Was the Government Dietary Advice Wrong?

The WashingPost has had two articles on nutrition. The first focuses on mistakes made with the science around dietary fat and carbs

The second focuses on Congress asking hard questions about exactly what has been going on:

These articles question the fundamental ability of the government to come up with guidelines and the role of outside forces in shaping them. What do you think?

Brian, I think the appearance of certainty that not only the government dietary recommendations but also the lettered medical associations such as the AHA, the AND, and the ADA, made about the low-fat, high-carb (big on grains), could not support the reality of epidemic obesity, diabetes, and heart disease we now face. Something doesn’t add up here and the public reads contradictory expert advice depending on the day of the week.
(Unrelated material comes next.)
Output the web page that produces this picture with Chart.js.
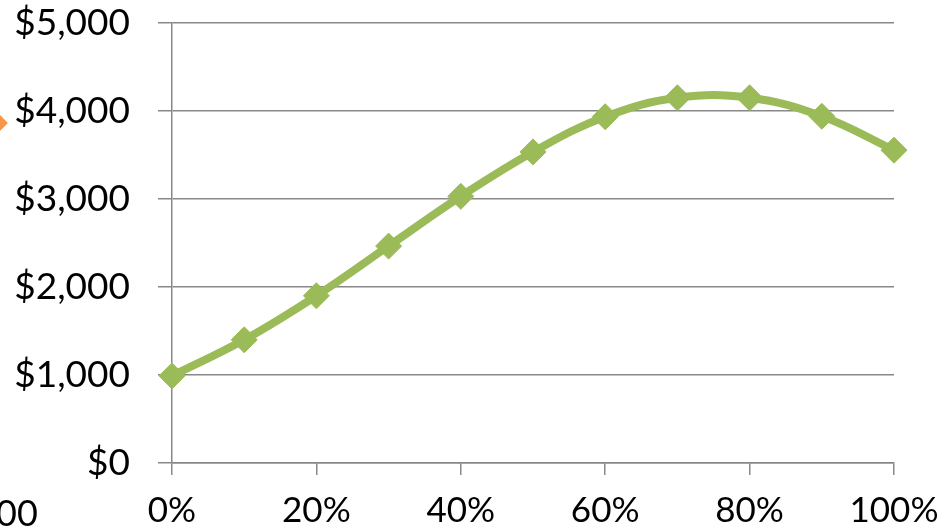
<!DOCTYPE html>
<html>
<head>
<meta charset="utf-8">
<script src="https://cdn.jsdelivr.net/npm/chart.js@4/dist/chart.umd.min.js"></script>
<style>
  html, body { margin: 0; padding: 0; background: #fff; overflow: hidden; }
  #wrap { position: relative; width: 941px; height: 530px; }
  #c { position: absolute; left: 0; top: 0; }
  #frag { position: absolute; left: -4px; top: 491px; font: 36px Lato, sans-serif; color: #000; line-height: 1.2; }
  #odiam { position: absolute; left: -9px; top: 116px; width: 14px; height: 14px; background: #F79646; transform: rotate(45deg); }
</style>
</head>
<body>
<div id="wrap">
  <canvas id="c" width="941" height="530"></canvas>
  <div id="odiam"></div>
  <div id="frag">00</div>
</div>
<script>
const percents = [0, 10, 20, 30, 40, 50, 60, 70, 80, 90, 100];
const values = [990, 1400, 1900, 2465, 3030, 3535, 3935, 4150, 4150, 3940, 3555];
const xTicks = [0, 20, 40, 60, 80, 100];
const yTicks = [0, 1000, 2000, 3000, 4000, 5000];

const green = '#9BBB59';
const gridColor = '#888888';

new Chart(document.getElementById('c'), {
  type: 'line',
  data: {
    datasets: [{
      data: percents.map((p, i) => ({ x: p, y: values[i] })),
      borderColor: green,
      backgroundColor: green,
      borderWidth: 8,
      tension: 0.4,
      pointStyle: 'rectRot',
      pointRadius: 13,
      pointBorderWidth: 1,
      pointBorderColor: green,
      pointBackgroundColor: green,
      clip: false
    }]
  },
  options: {
    responsive: false,
    animation: false,
    devicePixelRatio: 1,
    layout: { padding: { left: 0, top: 23, right: 47, bottom: 0 } },
    plugins: { legend: { display: false }, tooltip: { enabled: false } },
    scales: {
      x: {
        type: 'linear',
        min: 0, max: 100,
        afterBuildTicks: s => { s.ticks = xTicks.map(v => ({ value: v })); },
        afterFit: s => { s.height = 67; s.paddingLeft = 0; s.paddingRight = 0; },
        grid: { drawOnChartArea: false, drawTicks: true, tickLength: 12, color: gridColor, lineWidth: 1.5 },
        border: { display: true, color: gridColor, width: 1.5 },
        ticks: {
          padding: 15,
          maxRotation: 0,
          color: '#000',
          font: { family: 'Lato', size: 35 },
          callback: v => v + '%'
        }
      },
      y: {
        min: 0, max: 5000,
        afterBuildTicks: s => { s.ticks = yTicks.map(v => ({ value: v })); },
        afterFit: s => { s.width = 172; s.paddingTop = 0; s.paddingBottom = 0; },
        grid: { drawTicks: true, tickLength: 14, color: gridColor, lineWidth: 1.5 },
        border: { display: true, color: gridColor, width: 1.5 },
        ticks: {
          padding: 28,
          color: '#000',
          font: { family: 'Lato', size: 37 },
          callback: v => '$' + v.toLocaleString('en-US')
        }
      }
    }
  }
});
</script>
</body>
</html>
I feel that the medical establishment and related professional associations have let me down in their counsel about how to eat and live healthy with diabetes. It’s as if their advice actively sought to undermine my blood sugar control. How else could one interpret the advice to consume 40-60% of my daily calories as carbs? “Healthy whole grains” drive up my post-meal blood glucose just as rapidly and surely as most carbs do.

I wish there were some expert non-conflicted panels that I could look to for the truth but I don’t see them.


It’s all about making a profit, not improving our quality of life. Don’t trust gov’t. Don’t trust greed.

“Ever eat a pine cone? Many parts are edible.” To quote a tv commercial for cereal. And some Woody Allen movie set in the future, “They were told to not eat chocolate cake and ice cream precisely the opposite of what we know today.” I noticed that acorns are low carb and native Americans ate acorns for centuries. But in modern times many have diabetes. Is that because they became used to low carb over the centuries but were then inundated with carbs? So with a melting pot culture of today it is important to recognise what our ancestors ate. Europeans may have long grown wheat, become accustomed to wheat and so wheat is their food. They should not say it’s everybody’s. Asians eat rice every day. I can’t do that. My body reacts and makes me uncomfortable.